The Thomses also installed additional ionizers in the ductwork. Such products theoretically rely on ozone to bind to scent molecules, and Trace said he had a dedicated ladder positioned to check the effectiveness of the filtration system,” which he checked “constantly.”
Yukon Tanner, a Matanuska Electric Association safety manager, also testified for the Thomses that he could not smell the marijuana when he participated in the search to investigate possible electrical theft. Tanner says he has smelled marijuana in other searches throughout his career, which has covered more than 20 grow operations.
An Alaska Waste garbage collector who visited the Thomses’ home monthly also testified that he never smelled marijuana.
In support of Young’s testimony, two Alaska State Troopers, Curtis Vik and Williaam Welch, testified that they have smelled marijuana at other sites from distances of a “couple hundred yards” and “over a mile away,” respectively.
Still, neither of these troopers smelled marijuana upon approaching the Thomses’ residence. They testified that they did not smell the evidence until they tried to gain entry into the exact grow room that housed 202 budding plants.
Young’s description of the weather in his affidavit also undermine his story.
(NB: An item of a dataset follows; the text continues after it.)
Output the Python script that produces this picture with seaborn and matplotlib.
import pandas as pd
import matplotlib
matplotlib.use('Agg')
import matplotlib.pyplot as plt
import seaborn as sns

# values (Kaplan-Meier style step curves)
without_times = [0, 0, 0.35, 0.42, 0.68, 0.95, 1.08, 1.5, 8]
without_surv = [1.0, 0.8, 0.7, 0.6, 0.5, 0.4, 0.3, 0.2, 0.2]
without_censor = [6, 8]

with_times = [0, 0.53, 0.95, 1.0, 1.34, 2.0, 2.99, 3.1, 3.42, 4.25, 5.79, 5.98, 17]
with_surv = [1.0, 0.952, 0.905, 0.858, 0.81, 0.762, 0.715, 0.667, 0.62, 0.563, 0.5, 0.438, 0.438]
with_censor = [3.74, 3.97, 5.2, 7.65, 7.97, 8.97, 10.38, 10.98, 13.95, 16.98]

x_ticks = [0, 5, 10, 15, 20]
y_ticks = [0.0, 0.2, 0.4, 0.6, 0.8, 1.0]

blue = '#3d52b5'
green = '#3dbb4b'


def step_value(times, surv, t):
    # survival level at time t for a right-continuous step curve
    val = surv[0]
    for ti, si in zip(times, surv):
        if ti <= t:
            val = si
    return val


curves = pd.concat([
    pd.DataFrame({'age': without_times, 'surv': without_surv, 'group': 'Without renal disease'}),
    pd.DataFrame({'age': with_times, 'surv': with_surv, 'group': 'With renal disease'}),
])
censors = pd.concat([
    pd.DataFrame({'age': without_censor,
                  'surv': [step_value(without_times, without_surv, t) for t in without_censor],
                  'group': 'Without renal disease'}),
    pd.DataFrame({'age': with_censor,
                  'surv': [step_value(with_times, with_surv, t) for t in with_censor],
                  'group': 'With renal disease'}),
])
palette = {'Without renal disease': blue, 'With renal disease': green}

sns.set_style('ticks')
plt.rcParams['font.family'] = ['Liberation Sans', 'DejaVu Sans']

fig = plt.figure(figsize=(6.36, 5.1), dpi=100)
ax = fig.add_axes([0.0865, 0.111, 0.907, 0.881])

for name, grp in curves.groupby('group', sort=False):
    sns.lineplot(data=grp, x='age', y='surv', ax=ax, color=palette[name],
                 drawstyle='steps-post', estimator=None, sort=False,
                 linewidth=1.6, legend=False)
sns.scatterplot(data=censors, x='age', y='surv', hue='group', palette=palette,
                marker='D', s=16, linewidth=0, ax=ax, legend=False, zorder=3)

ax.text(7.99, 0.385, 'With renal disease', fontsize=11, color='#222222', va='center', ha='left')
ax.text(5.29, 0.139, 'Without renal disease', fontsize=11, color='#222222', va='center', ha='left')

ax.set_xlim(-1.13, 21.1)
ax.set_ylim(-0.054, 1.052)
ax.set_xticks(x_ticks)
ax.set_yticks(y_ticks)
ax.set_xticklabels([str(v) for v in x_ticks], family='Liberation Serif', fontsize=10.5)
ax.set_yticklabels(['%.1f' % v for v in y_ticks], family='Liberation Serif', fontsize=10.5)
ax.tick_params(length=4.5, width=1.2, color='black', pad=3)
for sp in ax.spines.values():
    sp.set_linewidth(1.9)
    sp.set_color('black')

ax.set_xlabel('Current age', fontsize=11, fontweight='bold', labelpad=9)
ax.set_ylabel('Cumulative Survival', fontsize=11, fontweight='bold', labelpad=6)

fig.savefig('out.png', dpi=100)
Though Young says he could pinpoint the Thomses’ home as the source of the marijuana odor because it was a “fairly calm” day with no breeze, Doty testified that the investigator would have needed stronger wind conditions to smell a stagnating odor of marijuana in winter since “odors don’t move around very well.”
Essentially, the conditions would have had to be windy, the filtration system impaired and the air warm to traverse the vegetation surrounding the house.
Trace’s 2005 conviction and the $800-a-month electricity bill – compared to $176 a month for a large home – cannot by themselves support the search, Sedwick added, citing 9th Circuit precedent.
After reviewing the various testimonies, Sedwick said he had no choice but to suppress all evidence seized by false means.